D1.5.1 A sequence of random variables `{X_n}_(n>=1)` is uniformly integrable if `lim_(A->oo) spr_n E(|X_n| I(|X_n| > A)) = 0`, or `lim_(A->oo) int_(|X_n| > A) dP = 0` uniformly over `n`.

L1.5.1 A sequence of random variables is u.i. iff:

`spr_n E|X_n| < oo` and
`AA epsi >0 EE delta_epsi >0 " st " AA E in ccF P(E) < delta => int_E |X_n| dP < epsi AA n`

L1.5.2 If `EE epsi > 0 "st" spr_n E|X_n|^(1+epsi) < oo` then `{X_n}` is u.i.

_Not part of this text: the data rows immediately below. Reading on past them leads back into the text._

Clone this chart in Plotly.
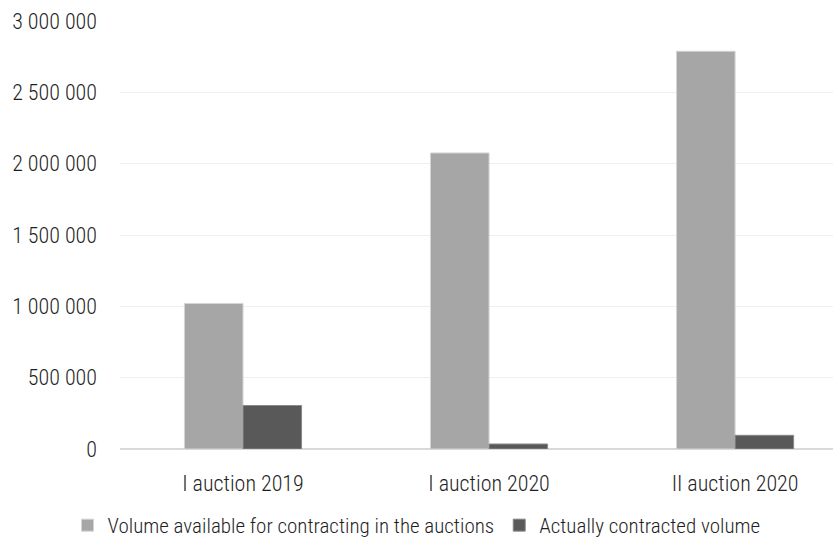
import plotly.graph_objects as go

# Auction volumes
categories = ["I auction 2019", "I auction 2020", "II auction 2020"]
available_volume = [1020000, 2075000, 2788000]
contracted_volume = [305000, 35000, 96000]
series_names = ["Volume available for contracting in the auctions", "Actually contracted volume"]
y_ticks = [0, 500000, 1000000, 1500000, 2000000, 2500000, 3000000]

FONT = "Roboto Condensed, Roboto, sans-serif"
TEXT = "#1f1f1f"

fig = go.Figure()
fig.add_trace(go.Bar(
    x=categories, y=available_volume, name=series_names[0],
    marker=dict(color="#a6a6a6", line=dict(color="#d4d4d4", width=1)),
))
fig.add_trace(go.Bar(
    x=categories, y=contracted_volume, name=series_names[1],
    marker=dict(color="#595959", line=dict(color="#8a8a8a", width=1)),
))

fig.update_layout(
    width=833, height=546,
    margin=dict(l=120, r=0, t=21, b=97),
    paper_bgcolor="white", plot_bgcolor="white",
    barmode="group", bargap=0.524, bargroupgap=0,
    separators=", ",
    font=dict(family=FONT, size=22, color=TEXT, weight=300),
    showlegend=True,
    legend=dict(
        orientation="h", xref="container", x=0.5, xanchor="center",
        yref="container", y=0.0, yanchor="bottom",
        font=dict(family=FONT, size=21, color=TEXT, weight=300),
        itemwidth=30, traceorder="normal",
    ),
    xaxis=dict(
        range=[-0.5, 2.398], showgrid=False, showline=False,
        ticks="", ticklabelstandoff=19,
    ),
    yaxis=dict(
        range=[0, 3000000], tickvals=y_ticks, tickformat=",d",
        showgrid=True, gridcolor="#efefef", gridwidth=1,
        zeroline=True, zerolinecolor="#d9d9d9", zerolinewidth=2,
        showline=False, ticks="", ticklabelstandoff=22,
    ),
)

fig.write_html("out.html")
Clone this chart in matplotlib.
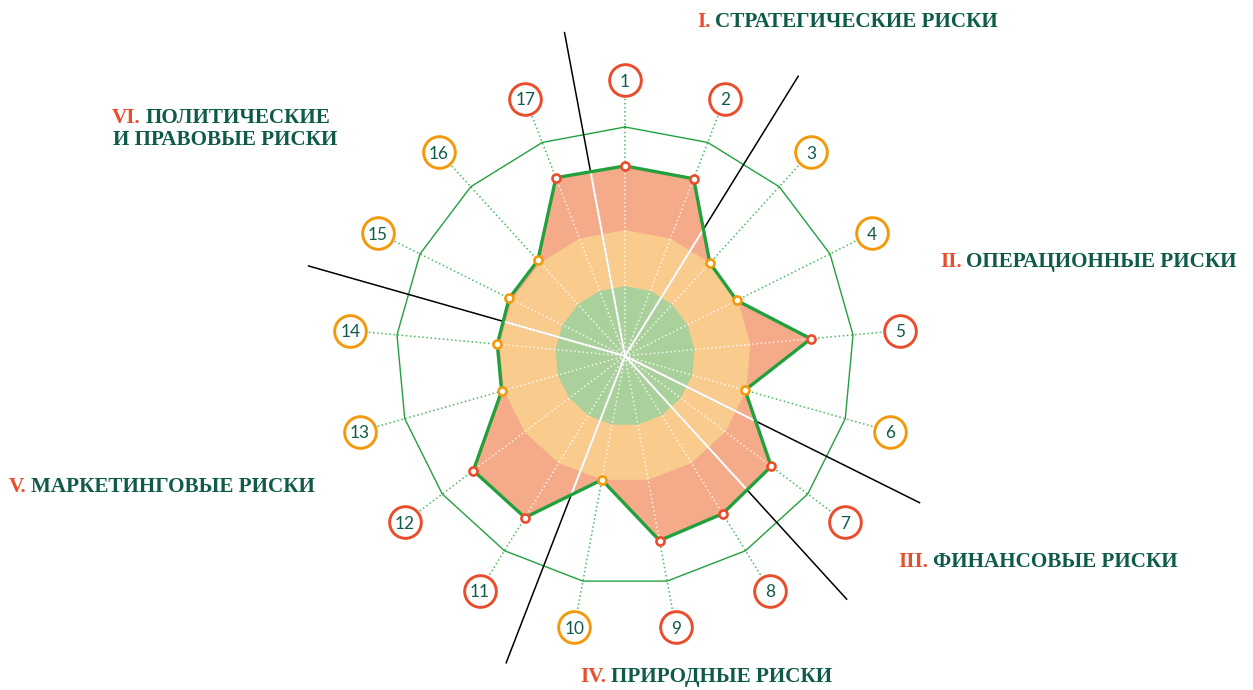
import numpy as np
import matplotlib
matplotlib.use("Agg")
import matplotlib.pyplot as plt

# Risk numbers around the chart, clockwise from the top
risk_ids = list(range(1, 18))
risk_level = [8.3, 8.3, 5.5, 5.45, 8.15, 5.45, 8.0, 8.1, 8.2, 5.5,
              8.3, 8.3, 5.6, 5.6, 5.65, 5.65, 8.35]
risk_grade = ["high", "high", "mid", "mid", "high", "mid", "high", "high", "high",
              "mid", "high", "high", "mid", "mid", "mid", "mid", "high"]

scale_max = 10.0
zone_low = 3.05
zone_mid = 5.5

# Last risk number of every group (group dividers go after these)
group_ends = [2, 6, 7, 10, 14, 17]
group_numerals = ["I.", "II.", "III.", "IV.", "V.", "VI."]
group_names = ["СТРАТЕГИЧЕСКИЕ РИСКИ", "ОПЕРАЦИОННЫЕ РИСКИ", "ФИНАНСОВЫЕ РИСКИ",
               "ПРИРОДНЫЕ РИСКИ", "МАРКЕТИНГОВЫЕ РИСКИ", "ПОЛИТИЧЕСКИЕ"]
group_name_extra = {5: "И ПРАВОВЫЕ РИСКИ"}

# ---- styling ----
W, H, DPI = 1253, 690, 100
RED = "#e94d2b"
ORANGE = "#f39a0c"
GRADE_COLOR = {"high": RED, "mid": ORANGE}
LINE_GREEN = "#22a03d"
DOT_GREEN = "#4db862"
TEXT_GREEN = "#0f5b49"
FILL_HIGH = "#f5aa8a"
FILL_MID = "#f9cc8e"
FILL_LOW = "#aad09b"

CX, CY = 625, 356          # centre of the chart, pixels from top-left
R_PX = 229                  # radius of the outer ring in pixels
R_MAX = 1.45                # polar limit, in units of the outer ring
LABEL_R = 1.205
DIVIDER_R = 1.44
HEAD_SIZE = 15.2

fig = plt.figure(figsize=(W / DPI, H / DPI), dpi=DPI)
half = R_MAX * R_PX
ax = fig.add_axes([(CX - half) / W, (H - CY - half) / H, 2 * half / W, 2 * half / H],
                  projection="polar")
ax.set_theta_zero_location("N")
ax.set_theta_direction(-1)
ax.set_ylim(0, R_MAX * scale_max)
ax.axis("off")

n = len(risk_ids)
theta = 2 * np.pi * np.arange(n) / n
theta_c = np.append(theta, theta[0])
level_c = np.append(risk_level, risk_level[0])

# spokes running out to the numbered circles
label_r = LABEL_R * scale_max
spoke_end = label_r - 17 / R_PX * scale_max
for t in theta:
    ax.plot([t, t], [0, spoke_end], color=DOT_GREEN, lw=1.1,
            linestyle=(0, (1, 1.7)), zorder=1)

# outer ring
ax.plot(theta_c, [scale_max] * (n + 1), color=LINE_GREEN, lw=1.0, zorder=1.5)

# risk profile fill and the coloured zones inside it
profile = ax.fill(theta_c, level_c, color=FILL_HIGH, lw=0, zorder=2)[0]
mid_zone = ax.fill(theta_c, [zone_mid] * (n + 1), color=FILL_MID, lw=0, zorder=2.1)[0]
low_zone = ax.fill(theta_c, [zone_low] * (n + 1), color=FILL_LOW, lw=0, zorder=2.2)[0]
mid_zone.set_clip_path(profile)
low_zone.set_clip_path(profile)

# white dotted spokes inside the profile
for t in theta:
    ln, = ax.plot([t, t], [0, spoke_end], color="white", lw=1.1, alpha=0.85,
                  linestyle=(0, (1, 1.7)), zorder=3)
    ln.set_clip_path(profile)

# group dividers: black outside, white inside the profile
step = 2 * np.pi / n
for k in group_ends:
    t = (k - 0.5) * step
    ax.plot([t, t], [0, DIVIDER_R * scale_max], color="black", lw=1.1, zorder=3.2,
            solid_capstyle="butt")
    wl, = ax.plot([t, t], [0, DIVIDER_R * scale_max], color="white", lw=1.6, zorder=3.4,
                  solid_capstyle="butt")
    wl.set_clip_path(profile)

# profile outline
ax.plot(theta_c, level_c, color=LINE_GREEN, lw=2.4, zorder=4, solid_joinstyle="miter")

# markers and numbered circles
for t, v, g, rid in zip(theta, risk_level, risk_grade, risk_ids):
    c = GRADE_COLOR[g]
    ax.plot([t], [v], marker="o", ms=5.8, mfc="white", mec=c, mew=1.9, zorder=5)
    ax.plot([t], [label_r], marker="o", ms=22.8, mfc="white", mec=c, mew=2.1, zorder=5)
    ax.text(t, label_r, str(rid), ha="center", va="center_baseline", fontsize=12.4,
            family=["Lato", "DejaVu Sans"], color=TEXT_GREEN, zorder=6)

# group headings: (left x, baseline y) in pixels
HEAD_FONT = ["DejaVu Serif Condensed", "Liberation Serif", "DejaVu Serif"]
head_pos = [(697, 26.7), (940, 266.7), (898, 567), (580, 682), (9, 491.7), (112, 123)]
for i, (num, name) in enumerate(zip(group_numerals, group_names)):
    x, y = head_pos[i]
    t1 = fig.text(x / W, 1 - y / H, num, color=RED, fontsize=HEAD_SIZE, fontweight="bold",
                  family=HEAD_FONT, ha="left", va="baseline")
    ax.annotate(name, xy=(1, 0), xycoords=t1, xytext=(3.5, 0), textcoords="offset points",
                ha="left", va="bottom", color=TEXT_GREEN, fontsize=HEAD_SIZE,
                fontweight="bold", family=HEAD_FONT)
    if i in group_name_extra:
        fig.text((x + 1) / W, 1 - (y + 22) / H, group_name_extra[i], color=TEXT_GREEN,
                 fontsize=HEAD_SIZE, fontweight="bold", family=HEAD_FONT,
                 ha="left", va="baseline")

fig.savefig("out.png", dpi=DPI, facecolor="white")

T1.5.3 If `X_n ->^d X "in" (RR, B(RR))` and `{X_n}^r` is u.i. for some `r > 0` then:

`E|X|^r < oo`
`EX_n^r -> EX^r`
`E|X_n|^r -> E|X|^r`

T1.5.4 If `X_n ->^d X` and `E|X_n|^r -> E|X|^r < oo, r > 0` then `{X_n}^r` is u.i.

T1.5.5 (Frechet-Shoket). Let `{X_n}` be a sequence of random variables st `EX^k -> m_k ^d X`

Sufficient conditions for convergence

`C_B^oo = {f | f "has bdd derivatives of all orders on" RR}`.
`n_h(x) = 1/(sqrt(2pi)h) e^(-x^2/(2h^2))`
`f_h(x) = int^oo_(-oo) f(x-y) h_n(y) dy = int_(-oo)^oo h_n(x+y) f(x) dy`

T2.5.1 `f in C_B => AA h > 0 f_h in C_B`. `f in C_BU => f_h -> f` uniformly in `RR` as `h -> 0`.

T2.5.2 Let `{mu_n}` and `mu` be pms of `(RR, B(RR))`. If `AA f in C_B^oo` `int f dmu_n -> int f dmu` then `mu_n ->^d mu`.